The word picture is the same used by Jesus when he described the traveler who fell into the hands of the robbers. The Samaritan came to the rescue. Trials come in all shapes, colors and sizes. They can be perceived as good or bad, and we can either respond to a trial as lemon or lemonade, something sour or something satisfying.

A.T. Robertson wrote, "Trials rightly faced are harmless, but wrongly met become temptations to evil."

James takes the positive approach, with warnings. In verses 2-4 he states that when trials are met correctly, endurance and spiritual maturity are its results.

You've met people like that. They've experienced great tragedy, yet they live each day with a smile and a bounce to their step. They are an inspiration to others.

I suspect these Christians wake up each day with a prayer that includes "asking for wisdom," trusting and thanking God for each trial and blessing in life.

Temptation - bane or blessing

James 1:12-16

The word used in verse 12 is the same root word used in verse 2. James is making the point that when temptation comes, it is wrong to blame God. God allows many things, pleasant and unpleasant, to happen in the course of life, but it is up to us as to how we deal with them. Christians need to accept that Satan will attack us where we are most vulnerable. We must guard our hearts, and stay away from where evil lurks.

James explains that sin begins with our desires, and unchecked, can lead to our destruction.

I liken this to what happens in my lawn this time of year. Our soil is sandy and we battle the weed known as the "sandspur." When it germinates or "heads out" it produces pain producing stickers. The only real solution is to be proactive; kill them before they germinate. Fertilizer, weed killer, water and a thick, grassy lawn are the only things I've discovered that really work. In other words, don't let them start!
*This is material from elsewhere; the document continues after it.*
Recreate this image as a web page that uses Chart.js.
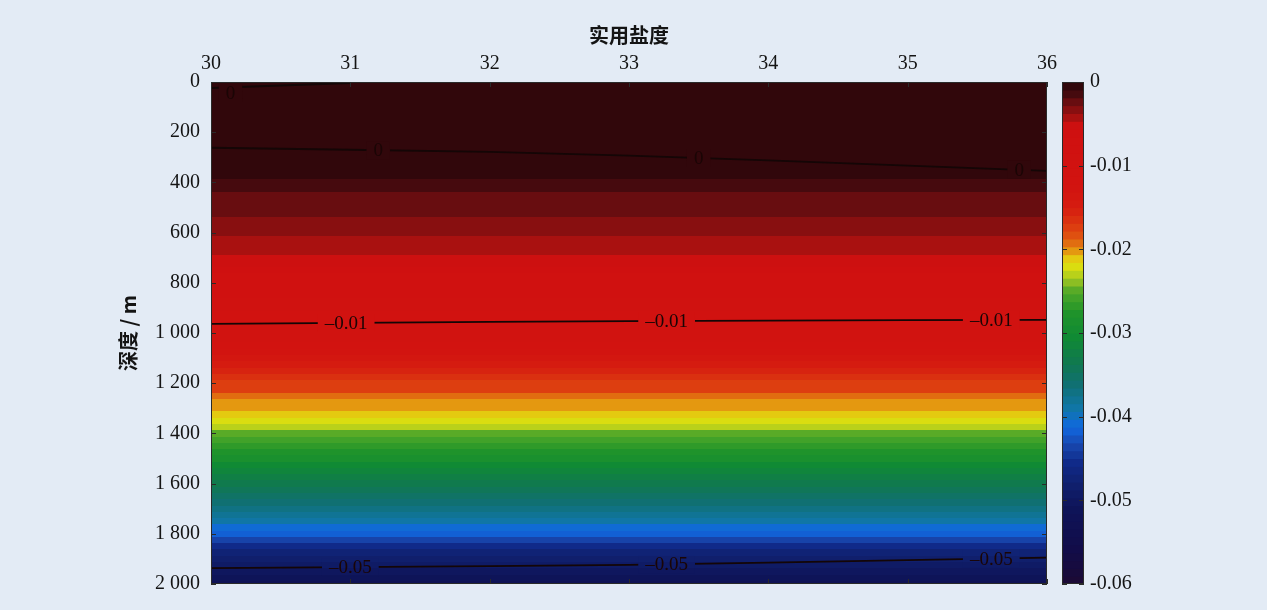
<!DOCTYPE html>
<html>
<head>
<meta charset="utf-8">
<script src="https://cdn.jsdelivr.net/npm/chart.js@4.4.1/dist/chart.umd.min.js"></script>
<style>
  html, body { margin: 0; padding: 0; background: #e3ebf5; }
  #wrap { position: relative; width: 1267px; height: 610px; }
  #main { position: absolute; left: 0; top: 0; }
  #bar { position: absolute; left: 1040px; top: 0; }
</style>
</head>
<body>
<div id="wrap">
  <canvas id="main" width="1267" height="610"></canvas>
  <canvas id="bar" width="227" height="610"></canvas>
</div>
<script>
// axes
const salinityTicks = [30, 31, 32, 33, 34, 35, 36];
const depthTicks = [0, 200, 400, 600, 800, 1000, 1200, 1400, 1600, 1800, 2000];
const colorbarTicks = [0, -0.01, -0.02, -0.03, -0.04, -0.05, -0.06];

// depth profile of the field (m)
const depths = [
  0, 25, 50, 75, 100, 125, 150, 175, 200, 225, 250, 275, 300, 325, 350, 375,
  400, 425, 450, 475, 500, 525, 550, 575, 600, 625, 650, 675, 700, 725, 750, 775,
  800, 825, 850, 875, 900, 925, 950, 975, 1000, 1025, 1050, 1075, 1100, 1125, 1150, 1175,
  1200, 1225, 1250, 1275, 1300, 1325, 1350, 1375, 1400, 1425, 1450, 1475, 1500, 1525, 1550, 1575,
  1600, 1625, 1650, 1675, 1700, 1725, 1750, 1775, 1800, 1825, 1850, 1875, 1900, 1925, 1950, 1975, 2000
];
const anomaly = [
  -0.0003, 0.0000, 0.0002, 0.0003, 0.0004, 0.0004, 0.0004, 0.0003, 0.0002, 0.0001, 0.0001, 0.0000, -0.0001, -0.0003, -0.0005, -0.0007,
  -0.0011, -0.0016, -0.0019, -0.0022, -0.0025, -0.0028, -0.0031, -0.0034, -0.0036, -0.0039, -0.0042, -0.0045, -0.0049, -0.0056, -0.0062, -0.0068,
  -0.0074, -0.0079, -0.0084, -0.0088, -0.0093, -0.0096, -0.0099, -0.0103, -0.0107, -0.0112, -0.0118, -0.0125, -0.0136, -0.0148, -0.0157, -0.0164,
  -0.0172, -0.0178, -0.0188, -0.0197, -0.0206, -0.0214, -0.0222, -0.0234, -0.0248, -0.0258, -0.0267, -0.0278, -0.0290, -0.0300, -0.0312, -0.0322,
  -0.0332, -0.0343, -0.0351, -0.0359, -0.0367, -0.0376, -0.0386, -0.0408, -0.0420, -0.0438, -0.0456, -0.0469, -0.0483, -0.0496, -0.0506, -0.0513, -0.0518
];

// contour lines
const contourSal = [30, 31, 32, 33, 34, 35, 36];
const zeroDepth = [262, 270, 278, 293, 312, 333, 354];
const minus001Depth = [964, 960, 956, 953, 951, 949, 948];
const minus005Depth = [1937, 1933, 1929, 1924, 1915, 1905, 1895];
const topZeroSal = [30, 30.5, 31];
const topZeroDepth = [24, 14, 4];

// where the contour labels sit
const topZeroLabels = [30.14];
const zeroLabels = [31.2, 33.5, 35.8];
const minus001Labels = [30.97, 33.27, 35.6];
const minus005Labels = [31.0, 33.27, 35.6];

// colour map
const stopValues = [0, -0.0015, -0.0025, -0.0036, -0.0045, -0.0052, -0.013, -0.0151, -0.017, -0.0188, -0.02, -0.0212,
  -0.0222, -0.0234, -0.025, -0.0275, -0.0305, -0.0336, -0.036, -0.039, -0.0412, -0.0432, -0.0455, -0.048, -0.051, -0.056, -0.06];
const stopColors = ["#26050a", "#480a0e", "#6e0e10", "#921010", "#b41210", "#cf1010", "#d21410", "#d61e10", "#dc3810", "#e05a10", "#e49010", "#e4d010",
  "#d8e010", "#a8c820", "#50a828", "#20942a", "#108a34", "#107850", "#107070", "#1076a8", "#1068e0", "#1848b0", "#102a88", "#10206e", "#0e1458", "#120c48", "#1c0a34"];

const nLevels = 64;
const vMin = -0.06, vMax = 0;
const step = (vMax - vMin) / nLevels;

function hexRgb(h) {
  return [parseInt(h.slice(1, 3), 16), parseInt(h.slice(3, 5), 16), parseInt(h.slice(5, 7), 16)];
}
function cmap(v) {
  v = Math.max(vMin, Math.min(vMax, v));
  for (let i = 0; i < stopValues.length - 1; i++) {
    if (v <= stopValues[i] && v >= stopValues[i + 1]) {
      const t = (stopValues[i] - v) / (stopValues[i] - stopValues[i + 1]);
      const a = hexRgb(stopColors[i]), b = hexRgb(stopColors[i + 1]);
      const c = a.map((x, k) => Math.round(x + (b[k] - x) * t));
      return `rgb(${c[0]},${c[1]},${c[2]})`;
    }
  }
  return stopColors[stopColors.length - 1];
}
const levelColors = [];
for (let k = 0; k < nLevels; k++) levelColors.push(cmap(vMax - (k + 0.5) * step));
function levelColor(v) {
  let k = Math.floor((vMax - v) / step);
  k = Math.max(0, Math.min(nLevels - 1, k));
  return levelColors[k];
}

const serif = "'Liberation Serif', 'DejaVu Serif', serif";
const cjk = "'Noto Sans CJK SC', sans-serif";
const ink = "#141414";

function fmtDepth(v) {
  const s = String(v);
  return s.length > 3 ? s.slice(0, s.length - 3) + " " + s.slice(-3) : s;
}

function line(sal, dep) {
  return {
    data: sal.map((s, i) => ({ x: s, y: dep[i] })),
    showLine: true,
    pointRadius: 0,
    borderColor: "#140606",
    borderWidth: 1.8,
    tension: 0
  };
}

function drawField(chart) {
  const { ctx, chartArea: a, scales: { x, y } } = chart;
  const x0 = x.getPixelForValue(salinityTicks[0]);
  const x1 = x.getPixelForValue(salinityTicks[salinityTicks.length - 1]);
  const half = (depths[1] - depths[0]) / 2;
  ctx.save();
  ctx.beginPath();
  ctx.rect(a.left, a.top, a.width, a.height);
  ctx.clip();
  depths.forEach((d, i) => {
    const y0 = Math.round(y.getPixelForValue(d - half));
    const y1 = Math.round(y.getPixelForValue(d + half));
    ctx.fillStyle = levelColor(anomaly[i]);
    ctx.fillRect(x0, y0, x1 - x0, y1 - y0 + 1);
  });
  ctx.restore();
}

function depthOn(sal, dep, s) {
  for (let i = 0; i < sal.length - 1; i++) {
    if (s >= sal[i] && s <= sal[i + 1]) {
      const t = (s - sal[i]) / (sal[i + 1] - sal[i]);
      return dep[i] + (dep[i + 1] - dep[i]) * t;
    }
  }
  return dep[dep.length - 1];
}

// small inward tick marks on the frame
function frameTicks(ctx, a, scale, vertical, both) {
  scale.ticks.forEach(t => {
    const p = Math.round(scale.getPixelForValue(t.value)) + 0.5;
    ctx.beginPath();
    if (vertical) {
      ctx.moveTo(a.left, p); ctx.lineTo(a.left + 5, p);
      if (both) { ctx.moveTo(a.right, p); ctx.lineTo(a.right - 5, p); }
    } else {
      ctx.moveTo(p, a.top); ctx.lineTo(p, a.top + 5);
      if (both) { ctx.moveTo(p, a.bottom); ctx.lineTo(p, a.bottom - 5); }
    }
    ctx.stroke();
  });
}

const fieldPlugin = {
  id: "field",
  beforeDatasetsDraw(chart) { drawField(chart); },
  afterDatasetsDraw(chart) {
    const { ctx, chartArea: a, scales: { x, y } } = chart;
    const groups = [
      [topZeroSal, topZeroDepth, topZeroLabels, "0"],
      [contourSal, zeroDepth, zeroLabels, "0"],
      [contourSal, minus001Depth, minus001Labels, "\u20130.01"],
      [contourSal, minus005Depth, minus005Labels, "\u20130.05"]
    ];
    ctx.save();
    ctx.font = "19px " + serif;
    ctx.textAlign = "center";
    ctx.textBaseline = "middle";
    groups.forEach(([sal, dep, labels, text]) => {
      labels.forEach(s => {
        const px = x.getPixelForValue(s);
        const py = Math.max(y.getPixelForValue(depthOn(sal, dep, s)), a.top + 11);
        const w = ctx.measureText(text).width + 14;
        ctx.save();
        ctx.beginPath();
        ctx.rect(px - w / 2, py - 9, w, 18);
        ctx.clip();
        drawField(chart);
        ctx.restore();
        ctx.fillStyle = "#1a0505";
        ctx.fillText(text, px, py + 1);
      });
    });
    ctx.strokeStyle = "#2a2a2a";
    ctx.lineWidth = 1;
    frameTicks(ctx, a, y, true, true);
    frameTicks(ctx, a, x, false, true);
    ctx.strokeRect(a.left + 0.5, a.top + 0.5, a.width - 1, a.height - 1);
    ctx.restore();
  }
};

new Chart(document.getElementById("main"), {
  type: "scatter",
  data: {
    datasets: [
      line(topZeroSal, topZeroDepth),
      line(contourSal, zeroDepth),
      line(contourSal, minus001Depth),
      line(contourSal, minus005Depth)
    ]
  },
  options: {
    responsive: false,
    animation: false,
    events: [],
    layout: { padding: { left: 112, top: 19, right: 220, bottom: 26 } },
    plugins: { legend: { display: false }, tooltip: { enabled: false } },
    scales: {
      x: {
        type: "linear",
        position: "top",
        min: salinityTicks[0],
        max: salinityTicks[salinityTicks.length - 1],
        afterBuildTicks: s => { s.ticks = salinityTicks.map(v => ({ value: v })); },
        ticks: { font: { family: serif, size: 20 }, color: ink, padding: -2 },
        grid: { display: false },
        border: { display: false },
        title: { display: true, text: "实用盐度", font: { family: cjk, size: 20, weight: "600" }, color: ink, padding: { top: 4, bottom: 0 } },
        afterFit: s => { s.height = 63; }
      },
      y: {
        type: "linear",
        reverse: true,
        min: depthTicks[0],
        max: depthTicks[depthTicks.length - 1],
        afterBuildTicks: s => { s.ticks = depthTicks.map(v => ({ value: v })); },
        ticks: { font: { family: serif, size: 20 }, color: ink, padding: 3, callback: v => fmtDepth(v) },
        grid: { display: false },
        border: { display: false },
        title: { display: true, text: "深度 / m", font: { family: cjk, size: 20, weight: "600" }, color: ink, padding: { top: 4, bottom: 0 } },
        afterFit: s => { s.width = 99; }
      }
    }
  },
  plugins: [fieldPlugin]
});

// colour bar
const barDatasets = levelColors.map((c, k) => ({
  data: [[vMax - (k + 1) * step - 0.00003, vMax - k * step]],
  backgroundColor: c,
  borderWidth: 0,
  barPercentage: 1,
  categoryPercentage: 1,
  grouped: false
}));

const framePlugin = {
  id: "frame",
  afterDatasetsDraw(chart) {
    const { ctx, chartArea: a, scales: { y } } = chart;
    ctx.save();
    ctx.strokeStyle = "#2a2a2a";
    ctx.lineWidth = 1;
    frameTicks(ctx, a, y, true, true);
    ctx.strokeRect(a.left + 0.5, a.top + 0.5, a.width - 1, a.height - 1);
    ctx.restore();
  }
};

new Chart(document.getElementById("bar"), {
  type: "bar",
  data: { labels: [""], datasets: barDatasets },
  options: {
    responsive: false,
    animation: false,
    events: [],
    layout: { padding: { left: 22, top: 82, right: 0, bottom: 26 } },
    plugins: { legend: { display: false }, tooltip: { enabled: false } },
    scales: {
      x: { display: false, stacked: true },
      y: {
        position: "right",
        min: vMin,
        max: vMax,
        afterBuildTicks: s => { s.ticks = colorbarTicks.map(v => ({ value: v })); },
        ticks: { font: { family: serif, size: 20 }, color: ink, padding: -2, callback: v => (v === 0 ? "0" : v.toFixed(2)) },
        grid: { display: false },
        border: { display: false },
        afterFit: s => { s.width = 183; }
      }
    }
  },
  plugins: [framePlugin]
});
</script>
</body>
</html>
The same is true of temptations - don't let them gain a foot-hold in your life. You know yourself better than anyone else. Don't live a lie.

The perfect law

James 1:22-27

Jesus made the law simple and understandable to his hearers. He also lived it.
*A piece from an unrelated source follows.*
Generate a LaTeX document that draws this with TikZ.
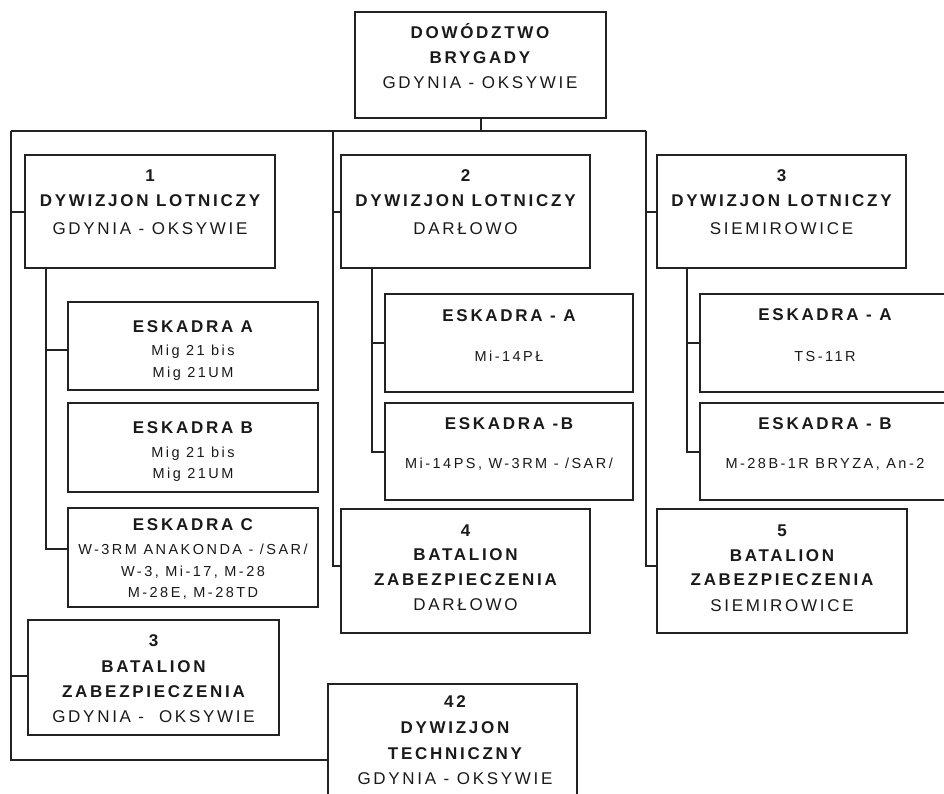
\documentclass[tikz,border=0pt]{standalone}
\usepackage{fontspec}
\setmainfont{Liberation Sans}
\newfontfamily\lsbig[LetterSpace=16]{Liberation Sans}
\newfontfamily\lssmall[LetterSpace=17]{Liberation Sans}
\definecolor{ink}{HTML}{1A1A1A}
\definecolor{linec}{HTML}{222222}
\tikzset{
  box/.style={draw=linec, line width=2pt, inner sep=0pt, outer sep=0pt, anchor=north west},
  conn/.style={draw=linec, line width=2pt},
  L/.style={inner sep=0pt, text=ink, font=\lsbig\fontsize{17}{19}\selectfont, text height=12.2pt, text depth=0pt},
  LB/.style={L, font=\lsbig\bfseries\fontsize{17}{19}\selectfont},
  S/.style={inner sep=0pt, text=ink, font=\lssmall\fontsize{14.5}{16}\selectfont, text height=10.4pt, text depth=0pt}
}
\newcommand\mkbox[5]{\node[box, minimum width={(#4-#2)*1pt}, minimum height={(#5-#3)*1pt}] (#1) at (#2,#3) {};}
\begin{document}
\begin{tikzpicture}[x=1pt,y=-1pt]
\useasboundingbox (0,0) rectangle (944,793);
\clip (0,0) rectangle (944,793);
\fill[white] (0,0) rectangle (944,793);
% boxes
\mkbox{top}{355}{12}{606}{118}
\mkbox{d1}{25}{155}{275}{268}
\mkbox{d2}{341}{155}{590}{268}
\mkbox{d3}{657}{155}{906}{268}
\mkbox{e1a}{68}{302}{318}{390}
\mkbox{e1b}{68}{403}{318}{492}
\mkbox{e1c}{68}{508}{318}{607}
\mkbox{b3}{28}{620}{279}{735}
\mkbox{e2a}{385}{294}{633}{392}
\mkbox{e2b}{385}{403}{633}{500}
\mkbox{b4}{341}{509}{590}{633}
\mkbox{e3a}{700}{294}{950}{392}
\mkbox{e3b}{700}{403}{950}{500}
\mkbox{b5}{657}{509}{907}{633}
\mkbox{d42}{328}{684}{577}{812}
% bus coordinates
\coordinate (busL) at (11,131);
\coordinate (busM) at (333,131);
\coordinate (busR) at (646,131);
\coordinate (c42) at (11,760);
% connectors
\draw[conn] (top.south) -- (top.south |- busL);
\draw[conn] (busL) -- (busR);
\draw[conn] (busL) -- (c42) -- (c42 -| d42.west);
\draw[conn] (d1.west) -- (d1.west -| busL);
\draw[conn] ([yshift=2pt]b3.west) -- ([yshift=2pt]b3.west -| busL);
\draw[conn] (busM) |- ([yshift=5pt]b4.west);
\draw[conn] (d2.west) -- (d2.west -| busM);
\draw[conn] (busR) |- ([yshift=5pt]b5.west);
\draw[conn] (d3.west) -- (d3.west -| busR);
\draw[conn] ([xshift=21pt]d1.south west) |- ([yshift=9pt]e1c.west);
\draw[conn] ([xshift=21pt]d1.south west) |- ([yshift=-4pt]e1a.west);
\draw[conn] ([xshift=31pt]d2.south west) |- (e2b.west);
\draw[conn] ([xshift=31pt]d2.south west) |- (e2a.west);
\draw[conn] ([xshift=30pt]d3.south west) |- (e3b.west);
\draw[conn] ([xshift=30pt]d3.south west) |- (e3a.west);
% texts
\node[LB] (ttop1) at (480,32) {DOWÓDZTWO};
\node[LB] (ttop2) at (480,57) {BRYGADY};
\node[L]  (ttop3) at (480,82) {GDYNIA - OKSYWIE};
\node[LB] (td1a) at (150,175) {1};
\node[LB] (td1b) at (150,200) {DYWIZJON LOTNICZY};
\node[L]  (td1c) at (150,228) {GDYNIA - OKSYWIE};
\node[LB] (td2a) at (465.5,175) {2};
\node[LB] (td2b) at (465.5,200) {DYWIZJON LOTNICZY};
\node[L]  (td2c) at (465.5,228) {DARŁOWO};
\node[LB] (td3a) at (781.5,175) {3};
\node[LB] (td3b) at (781.5,200) {DYWIZJON LOTNICZY};
\node[L]  (td3c) at (781.5,228) {SIEMIROWICE};
\node[LB] (te1a1) at (193,326) {ESKADRA A};
\node[S]  (te1a2) at (193,350) {Mig 21 bis};
\node[S]  (te1a3) at (193,372) {Mig 21UM};
\node[LB] (te1b1) at (193,427) {ESKADRA B};
\node[S]  (te1b2) at (193,452) {Mig 21 bis};
\node[S]  (te1b3) at (193,473) {Mig 21UM};
\node[LB] (te1c1) at (193,524) {ESKADRA C};
\node[S]  (te1c2) at (193,549) {W-3RM ANAKONDA - /SAR/};
\node[S]  (te1c3) at (193,571) {W-3, Mi-17, M-28};
\node[S]  (te1c4) at (193,592) {M-28E, M-28TD};
\node[LB] (tb3a) at (153.5,640) {3};
\node[LB] (tb3b) at (153.5,666) {BATALION};
\node[LB] (tb3c) at (153.5,691) {ZABEZPIECZENIA};
\node[L]  (tb3d) at (153.5,716) {GDYNIA -\ \ OKSYWIE};
\node[LB] (te2a1) at (509,315) {ESKADRA - A};
\node[S]  (te2a2) at (509,356) {Mi-14PŁ};
\node[LB] (te2b1) at (509,423) {ESKADRA -B};
\node[S]  (te2b2) at (509,463) {Mi-14PS, W-3RM - /SAR/};
\node[LB] (tb4a) at (465.5,530) {4};
\node[LB] (tb4b) at (465.5,554) {BATALION};
\node[LB] (tb4c) at (465.5,579) {ZABEZPIECZENIA};
\node[L]  (tb4d) at (465.5,604) {DARŁOWO};
\node[LB] (te3a1) at (825,314) {ESKADRA - A};
\node[S]  (te3a2) at (825,356) {TS-11R};
\node[LB] (te3b1) at (825,423) {ESKADRA - B};
\node[S]  (te3b2) at (825,463) {M-28B-1R BRYZA, An-2};
\node[LB] (tb5a) at (782,530) {5};
\node[LB] (tb5b) at (782,555) {BATALION};
\node[LB] (tb5c) at (782,579) {ZABEZPIECZENIA};
\node[L]  (tb5d) at (782,605) {SIEMIROWICE};
\node[LB] (t42a) at (455,701) {42};
\node[LB] (t42b) at (455,727) {DYWIZJON};
\node[LB] (t42c) at (455,753) {TECHNICZNY};
\node[L]  (t42d) at (455,778) {GDYNIA - OKSYWIE};
\end{tikzpicture}
\end{document}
James is stating the same principle. Be a doer - not just a hearer.

In today's Christian lingo we say, "If you want to talk the talk, you've got to walk the walk." It's the same principle. It's all about speech and actions. And, it's not about how we act in church, but how we act at home, at work, at the ball field, and whenever and wherever we might be tempted to let our guard down. Sometimes we're disappointed and shocked when we see the "real" person. Let's be sure it's not us who are the ones changing colors like a chameleon.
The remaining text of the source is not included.